William Von Hoene: It'll make financial sense if the playing field is level for the existing plants. What is unlikely to make financial sense is the construction of additional new plants under the current pricing structure and under the current situation with regard to natural gas.
Monica Trauzzi: So as we see the grid modernizing and becoming more flexible, what does Exelon's investment strategy look like?
William Von Hoene: We are investing $25 billion in our utilities over the next five years to essentially modernize the grid. We are looking at what customer preferences are, and there are a variety of things that customers want and need that were not in existence or were not thought of by customers five years ago. Our strategy is to be innovative, our strategy is to be responsive to customers and to remain relevant, and that's going to require us, in the product offerings and in the way we deliver services, to do things differently in the future.
Monica Trauzzi: So we hear a lot that utilities are acting regardless of policy, like the Clean Power Plan. What impact does the Clean Power Plan itself have on the investments that you're making? Or does it?

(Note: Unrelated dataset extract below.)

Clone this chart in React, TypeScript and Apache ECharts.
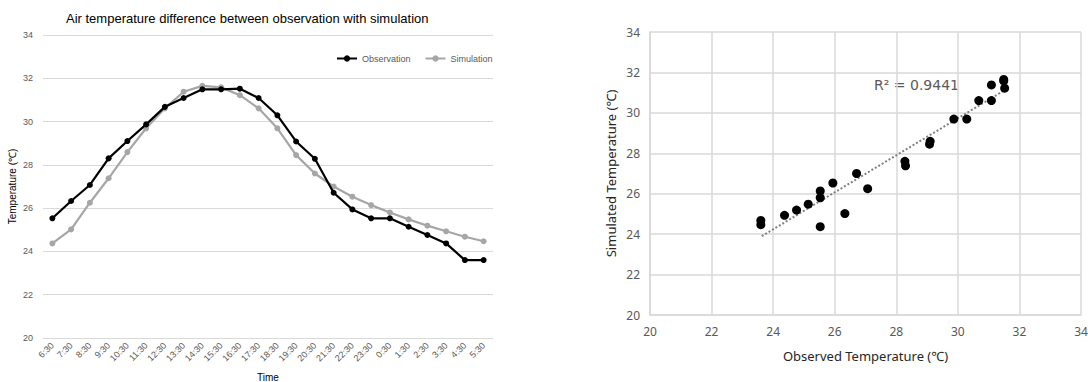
import React, { useEffect, useRef } from "react";
import * as echarts from "echarts";

const times = ["6:30","7:30","8:30","9:30","10:30","11:30","12:30","13:30","14:30","15:30","16:30","17:30","18:30","19:30","20:30","21:30","22:30","23:30","0:30","1:30","2:30","3:30","4:30","5:30"];
const observation = [25.53,26.33,27.07,28.3,29.1,29.87,30.68,31.09,31.49,31.49,31.52,31.09,30.29,29.08,28.28,26.71,25.94,25.53,25.53,25.14,24.76,24.37,23.6,23.6];
const simulation = [24.37,25.02,26.25,27.38,28.59,29.69,30.61,31.38,31.65,31.58,31.22,30.61,29.69,28.45,27.6,27.0,26.53,26.14,25.8,25.48,25.19,24.93,24.68,24.47];
const trendX = [23.63, 31.54];
const trendY = [23.9, 31.14];
const rSquared = "R² = 0.9441";

export default function App() {
  const ref = useRef<HTMLDivElement>(null);
  useEffect(() => {
    const chart = echarts.init(ref.current!, null, { renderer: "svg" });
    const scatterData = observation.map((o, i) => [o, simulation[i]]);
    const trendData = trendX.map((x, i) => [x, trendY[i]]);
    const sansL = "Liberation Sans, Arial, sans-serif";
    const sansR = "Noto Sans, sans-serif";
    chart.setOption({
      animation: false,
      backgroundColor: "#fff",
      title: {
        text: "Air temperature difference between observation with simulation",
        left: 61,
        top: 7,
        textStyle: { fontSize: 13, fontWeight: "normal", color: "#000", fontFamily: sansL },
      },
      legend: {
        left: 331,
        top: 49,
        itemWidth: 20,
        itemHeight: 8,
        itemGap: 14,
        data: ["Observation", "Simulation"],
        textStyle: { fontSize: 9, color: "#595959", fontFamily: sansL },
      },
      grid: [
        { left: 43, top: 35, width: 450, height: 303, outerBoundsMode: "none", containLabel: false },
        { left: 650, top: 32, width: 431, height: 283, outerBoundsMode: "none", containLabel: false },
      ],
      xAxis: [
        {
          type: "category",
          gridIndex: 0,
          data: times,
          boundaryGap: true,
          axisLine: { show: false },
          axisTick: { show: false },
          axisLabel: { rotate: 45, interval: 0, fontSize: 9, color: "#595959", fontFamily: sansL, margin: 6 },
          name: "Time",
          nameLocation: "middle",
          nameGap: 34,
          nameTextStyle: { fontSize: 10, color: "#000", fontFamily: sansL },
        },
        {
          type: "value",
          gridIndex: 1,
          min: 20,
          max: 34,
          interval: 2,
          axisLine: { show: true, lineStyle: { color: "#d9d9d9", width: 1.5 } },
          axisTick: { show: false },
          splitLine: { show: true, lineStyle: { color: "#d9d9d9", width: 1.5 } },
          axisLabel: { fontSize: 12, color: "#595959", fontFamily: sansR, margin: 10 },
          name: "Observed Temperature (℃)",
          nameLocation: "middle",
          nameGap: 34,
          nameTextStyle: { fontSize: 13, color: "#262626", fontFamily: sansR },
        },
      ],
      yAxis: [
        {
          type: "value",
          gridIndex: 0,
          min: 20,
          max: 34,
          interval: 2,
          axisLine: { show: false },
          axisTick: { show: false },
          splitLine: { lineStyle: { color: "#d9d9d9", width: 1 } },
          axisLabel: { fontSize: 9, color: "#595959", fontFamily: sansL, margin: 10 },
          name: "Temperature (℃)",
          nameLocation: "middle",
          nameGap: 26,
          nameTextStyle: { fontSize: 10, color: "#000", fontFamily: sansL },
        },
        {
          type: "value",
          gridIndex: 1,
          min: 20,
          max: 34,
          interval: 2,
          axisLine: { show: true, lineStyle: { color: "#d9d9d9", width: 1.5 } },
          axisTick: { show: false },
          splitLine: { show: true, lineStyle: { color: "#d9d9d9", width: 1.5 } },
          axisLabel: { fontSize: 12, color: "#595959", fontFamily: sansR, margin: 10 },
          name: "Simulated Temperature (℃)",
          nameLocation: "middle",
          nameGap: 33,
          nameTextStyle: { fontSize: 13, color: "#262626", fontFamily: sansR },
        },
      ],
      series: [
        {
          name: "Observation",
          type: "line",
          xAxisIndex: 0,
          yAxisIndex: 0,
          data: observation,
          symbol: "circle",
          symbolSize: 6,
          itemStyle: { color: "#000" },
          lineStyle: { color: "#000", width: 2.2 },
          z: 3,
        },
        {
          name: "Simulation",
          type: "line",
          xAxisIndex: 0,
          yAxisIndex: 0,
          data: simulation,
          symbol: "circle",
          symbolSize: 6,
          itemStyle: { color: "#a6a6a6" },
          lineStyle: { color: "#a6a6a6", width: 2.2 },
          z: 2,
        },
        {
          name: "scatter",
          type: "scatter",
          xAxisIndex: 1,
          yAxisIndex: 1,
          data: scatterData,
          symbolSize: 9,
          itemStyle: { color: "#000", opacity: 1 },
          z: 3,
        },
        {
          name: "trend",
          type: "line",
          xAxisIndex: 1,
          yAxisIndex: 1,
          data: trendData,
          symbol: "none",
          lineStyle: { color: "#808080", width: 2, type: [2, 2] },
          z: 2,
        },
      ],
      graphic: [
        {
          type: "text",
          left: 874,
          top: 78,
          style: { text: rSquared, fontSize: 14, fill: "#595959", fontFamily: "DejaVu Sans, sans-serif" },
        },
      ],
    });
    return () => chart.dispose();
  }, []);
  return <div ref={ref} style={{ position: "absolute", left: 0, top: 0, width: 1088, height: 382 }} />;
}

William Von Hoene: Very little. Essentially, the most important thing to remember is that the Supreme Court has said that carbon is a pollutant. So while the Clean Power Plan was stayed, the implementation by the Supreme Court, there is an obligation that the EPA has under precedent to address the carbon pollution, and that will come in some form or another. But more importantly, from the investment strategy from our standpoint, is that people and entities want clean power, and the states are not waiting for the federal government to act. The New York situation with the clean energy standard is an excellent illustration of how states are responding, and we think in every jurisdiction that hasn't done so already, there's going to be movement to implement carbon reduction strategies that will be consistent with our investment strategy.

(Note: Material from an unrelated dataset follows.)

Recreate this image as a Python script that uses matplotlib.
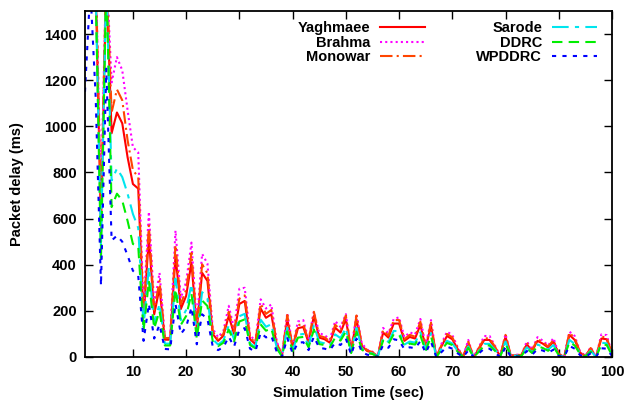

Monica Trauzzi: So what technologies are in the pipeline that will help improve grid reliability?
William Von Hoene: Well, there's a variety of things. Most notably is the smart grid technology that has been implemented in a number of jurisdictions. We now have installed 7.4 million smart meters with our 10 million customers in our utilities. It will allow some really terrific reliability enhancements and also some energy efficiency enhancement, but that's just the start. That will be the beginning place where technologies that either build off of that or that are independent of that will meet the customer demands for efficiency and reliability, and we're excited about that future and excited to be a part of it.
Monica Trauzzi: Wind and solar have overcome many, many initial challenges that they've faced. Now that these technologies are more affordable and more flexible in terms of implementation, how do you plan to expand the reach of both?
William Von Hoene: Well, we are the 14th largest wind generator and the seventh largest solar operator in the United States, so we believe in an all-of-the-above strategy. We think the right composition for energy generation includes nuclear, includes wind, includes solar, includes a variety of other pieces. They will expand. Solar is 40 percent less expensive than it was five years ago. The realization rates in connection with wind are up to as much as 60 percent in terms of capacity factors because of developments in technology. So these will continue to be strong pieces of the energy portfolio that the company, or that the country will entertain and will implement, and we will be in the same boat. We realize and appreciate the fact that we have to look at this in a variety of ways, just as you would an investment portfolio where you're talking about finances.
Monica Trauzzi: All right, we'll end it right there. Thanks for coming on the show. Nice to see you.
William Von Hoene: Nice to —
Monica Trauzzi: Welcome to Washington.
William Von Hoene: Thank you very much. Nice to be here, Monica. I appreciate it very much.
Monica Trauzzi: And thanks for watching. We'll see you back here tomorrow.